5 Indemnification and Limitation of Liability.
 
  5.1 Each party hereto agrees to indemnify and hold harmless the other party and each if its agents, officers, directors and employees against all liability to third parties resulting from the acts or failure to act of such indemnifying party, or any of its customers or users.

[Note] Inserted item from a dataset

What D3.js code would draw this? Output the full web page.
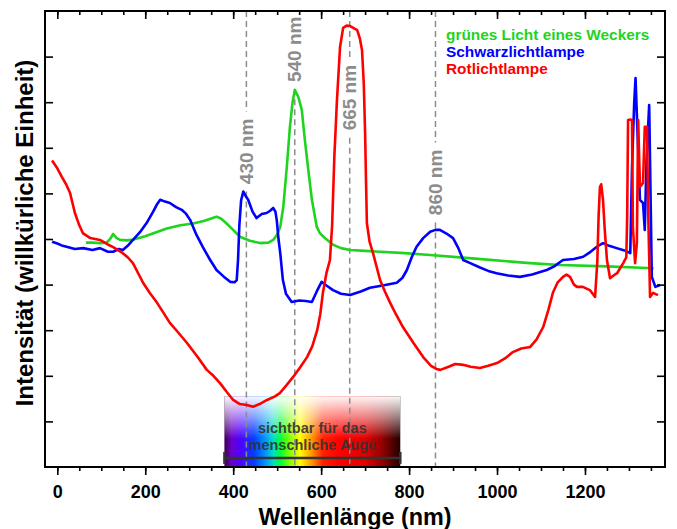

  5.2 UNDER NO CIRCUMSTANCES SHALL EITHER PARTY BE LIABLE TO THE OTHER FOR INDIRECT, INCIDENTAL, PUNITIVE, CONSEQUENTIAL, SPECIAL OR EXEMPLARY DAMAGES OR COSTS, DIRECT OR INDIRECT, (EVEN IF SUCH PARTY HAS BEEN ADVISED OF THE POSSIBILITY OF SUCH DAMAGES), ARISING FROM MERCHANT PARTICIPATION IN TRANCOS’S NETWORK. TRANCOS SHALL NOT IN ANY EVENT BE LIABLE TO MERCHANT FOR MORE THAN THE AMOUNT PAID TO TRANCOS BY MERCHANT FOR SERVICES RENDERED HEREUNDER. NO ACTION, SUIT OR PROCEEDING SHALL BE BROUGHT AGAINST TRANCOS MORE THAN ONE YEAR AFTER THE DATE OF SERVICE.
 
6 Force Majeure.
 
  6.1 Neither party shall be deemed in default of this Agreement to the extent that performance of its obligations or attempts to cure any breach are delayed or prevented by reason of any act of God, fire, natural disaster, accident, terrorism, riots, acts of government, shortage of materials or supplies, or any other cause beyond the reasonable control of such party; provided, that the party whose performance is affected by any such event gives the other party written notice thereof within three (3) business days of such event or occurrence.
 
7 Remedies.
 
  7.1 Trancos reserves the right to take appropriate legal action to cover its damages against any Merchant that violates the terms of this Agreement, or commits fraudulent activity against Trancos. Except as otherwise specified, the rights and remedies granted to a Party under the Agreement are cumulative and in addition to, not in lieu of, any other rights and remedies which the Party may possess at law or in equity.
 
8 Governing Law.
 
  8.1 The rights and obligations of the parties under this Agreement shall be governed by and construed under the laws of Texas.
 
9 Non-Compete Non-Circumvention.
 
  9.1 During the term of this Agreement and for a period of 180 days thereafter, Client agrees that it will not engage, contract with, license, or permit any person, firm, or entity to represent Client in any performance-based advertising relationship with any of Company web site partners, Media Sites, affiliates, including, without limitation, those that are part of the Company network of websites or any entity that was such a partner or affiliate of Company as of six (6) months prior to the conclusion or termination of this Agreement, without prior written approval by authorized party at Company.
 
10 Survival.
 
  10.1 Any obligations which expressly or by their nature are to continue after termination, cancellation, or expiration of the Agreement shall survive and remain in effect after such happening.